Tag Archives: argument

On personal life.

Standard

Last week, I had the biggest argument I’ve had in the past two years. One of the issues brought up by the other person was that I invade their personal life and that it is not something I should or was permitted to care or make my opinion known about. You have to know that I am rather closely related to the person saying this. As you can tell, I am rather occupied by the thought of this statement which is why I now will babble on about the definition and – more importantly – meaning of “personal life”.

So, here are the questions (I never just stick to one, do I?): What does personal life mean? Is there a definition that counts for everyone or should you be allowed to decide what it is? Is someone’s personal life always the same thing in regards to that person? Or can you change it around just so it fits your current situation?

When looking up “personal life” on Google (kids, this is not something you should do when home alone; have an adult with you at all times), the first page on the list was (what else…) Wikipedia. Here is what I found on their page on personal life:

“In modern times, many people have come to think of their personal lives as separate from their work.[11] Work and recreation are distinct; one is either on the job or not, and the transition is abrupt. Employees have certain hours they are bound to work, and work during recreational time is rare. This may be related to the continuing specialization of jobs and the demand for increased efficiency, both at work and at home. The common phrase “Work hard, play hard” illustrates this mindset. There is a growing trend, however, toward living more holistically and minimizing such rigid distinctions between work and play, in order to achieve an “appropriate” work–life balance.” (http://en.wikipedia.org/wiki/Personal_life#Sociology, 2/29/2012)
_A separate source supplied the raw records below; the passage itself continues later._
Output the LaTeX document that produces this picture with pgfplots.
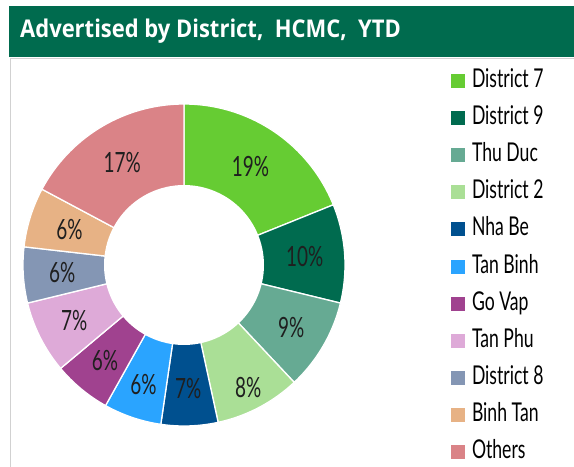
\documentclass[border=0pt]{standalone}
\usepackage{fontspec}
\setmainfont{Lato}
\newfontfamily\twfont[FakeStretch=0.68]{Lato}
\newfontfamily\titlefont[FakeStretch=0.9]{Open Sans}
\usepackage{pgfplots}
\usepackage{pgfplotstable}
\pgfplotsset{compat=1.18}

\definecolor{hdr}{HTML}{006B4E}
\definecolor{slc0}{HTML}{66CC33}
\definecolor{slc1}{HTML}{006B4F}
\definecolor{slc2}{HTML}{66AA93}
\definecolor{slc3}{HTML}{AADF96}
\definecolor{slc4}{HTML}{00508F}
\definecolor{slc5}{HTML}{2AA4FF}
\definecolor{slc6}{HTML}{A0428F}
\definecolor{slc7}{HTML}{DEAAD8}
\definecolor{slc8}{HTML}{8496B4}
\definecolor{slc9}{HTML}{E7B285}
\definecolor{slc10}{HTML}{DA8387}

% share = slice size, label = printed percentage,
% lr = distance of the label from the centre
\pgfplotstableread[col sep=comma]{
name,share,label,lr
District 7,18.9,19,119
District 9,9.9,10,121
Thu Duc,9.2,9,124
District 2,8.6,8,138
Nha Be,5.7,7,124
Tan Binh,5.8,6,126
Go Vap,5.8,6,124
Tan Phu,7.3,7,123
District 8,5.6,6,122
Binh Tan,6.0,6,120
Others,17.2,17,120
}\datatable

\def\total{0}
\pgfplotsforeachungrouped \i in {0,...,10}{%
  \pgfplotstablegetelem{\i}{share}\of\datatable
  \pgfmathsetmacro\tmp{\total+\pgfplotsretval}%
  \xdef\total{\tmp}%
}
\pgfmathsetmacro\degper{360/\total}
\def\cum{0}
\pgfplotsforeachungrouped \i in {0,...,10}{%
  \pgfplotstablegetelem{\i}{share}\of\datatable
  \edef\val{\pgfplotsretval}%
  \pgfmathsetmacro\a{90-\degper*\cum}%
  \pgfmathsetmacro\newcum{\cum+\val}%
  \pgfmathsetmacro\b{90-\degper*\newcum}%
  \pgfmathsetmacro\m{(\a+\b)/2}%
  \expandafter\xdef\csname sA\i\endcsname{\a}%
  \expandafter\xdef\csname sB\i\endcsname{\b}%
  \expandafter\xdef\csname sM\i\endcsname{\m}%
  \xdef\cum{\newcum}%
  \pgfplotstablegetelem{\i}{label}\of\datatable
  \expandafter\xdef\csname pc\i\endcsname{\pgfplotsretval}%
  \pgfplotstablegetelem{\i}{lr}\of\datatable
  \expandafter\xdef\csname lr\i\endcsname{\pgfplotsretval}%
  \pgfplotstablegetelem{\i}{name}\of\datatable
  \expandafter\xdef\csname nm\i\endcsname{\pgfplotsretval}%
}

\begin{document}
\begin{tikzpicture}
\useasboundingbox (0,0) rectangle (574bp,467bp);
\begin{axis}[
  at={(0,0)}, anchor=south west,
  x=1bp, y=1bp, xmin=0, xmax=574, ymin=0, ymax=467,
  hide axis, scale only axis, clip=false,
  legend image code/.code={\fill[#1,draw=none] (0bp,-7bp) rectangle (14bp,7bp);},
  legend cell align=left,
  legend style={at={(axis cs:451,398.5)}, anchor=north west, draw=none, fill=none,
    inner sep=0pt, outer sep=0pt, row sep=12.1bp,
    /tikz/every odd column/.append style={column sep=7bp},
    nodes={inner sep=0pt, text height=19bp, text depth=6bp,
      font=\twfont\fontsize{26}{26}\selectfont}},
]
% header and frame
\fill[hdr] (axis cs:9,410) rectangle (axis cs:574,461);
\draw[black!18, line width=1bp] (axis cs:10,0) -- (axis cs:10,408.5) -- (axis cs:574,408.5);
\node[anchor=base west, inner sep=0pt, text=white,
  font=\titlefont\bfseries\fontsize{24.5}{24.5}\selectfont]
  at (axis cs:20,429.5) {Advertised by District,\ \ HCMC,\ \ YTD};

\pgfplotsinvokeforeach{0,...,10}{
  \addplot[fill=slc#1, draw=white, line width=1.3bp,
    domain=\csname sB#1\endcsname:\csname sA#1\endcsname, samples=60]
    ({184+161*cos(x)},{202+161*sin(x)}) -- (axis cs:184,202) -- cycle;
  \addlegendentry{\csname nm#1\endcsname}
}
\addplot[fill=white, draw=none, domain=0:360, samples=120, forget plot]
  ({184+80*cos(x)},{202+80*sin(x)}) -- cycle;

\pgfplotsinvokeforeach{0,...,10}{
  \node[inner sep=0pt, text=black!88, font=\twfont\fontsize{28}{28}\selectfont]
    at (axis cs:{184+\csname lr#1\endcsname*cos(\csname sM#1\endcsname)},{202+\csname lr#1\endcsname*sin(\csname sM#1\endcsname)})
    {\csname pc#1\endcsname\%};
}
\end{axis}
\end{tikzpicture}
\end{document}
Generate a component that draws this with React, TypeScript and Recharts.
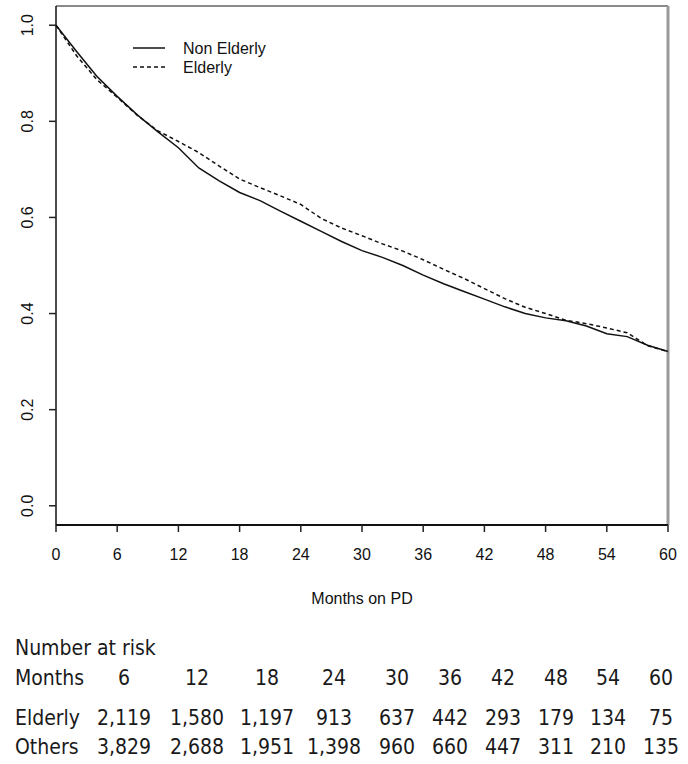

Now, that is pretty much what I understood of the term which leads me to think that I can’t be way off topic when talking to any random person about this. This, in turn, means that the person I had this argument with must be pretty much going off their own path with this one. This, I think, is not generally a problem, but if you live in close proximity and your relationship with said person is close in an emotional way as well, I do think that this inevitably leads to problems.

And that, it has. Definitely. Terribly. Horribly. In frank speech: big-ass problems. And meanwhile big asses are not a bad thing (more of the opposite, see Sir Mix-A-Lot), an argument like the one from the other week is. For me anyway. Not because it riles me up emotionally which it did for a week or so (that’s when I wrote that first paragraph), but because in cases like this I feel like I need to take action.

And the only effective action to deal with someone like this person and something like this situation is to cut ties and move on to a better life with more understanding people who are on the same page as I. Which I did. As sad as it is.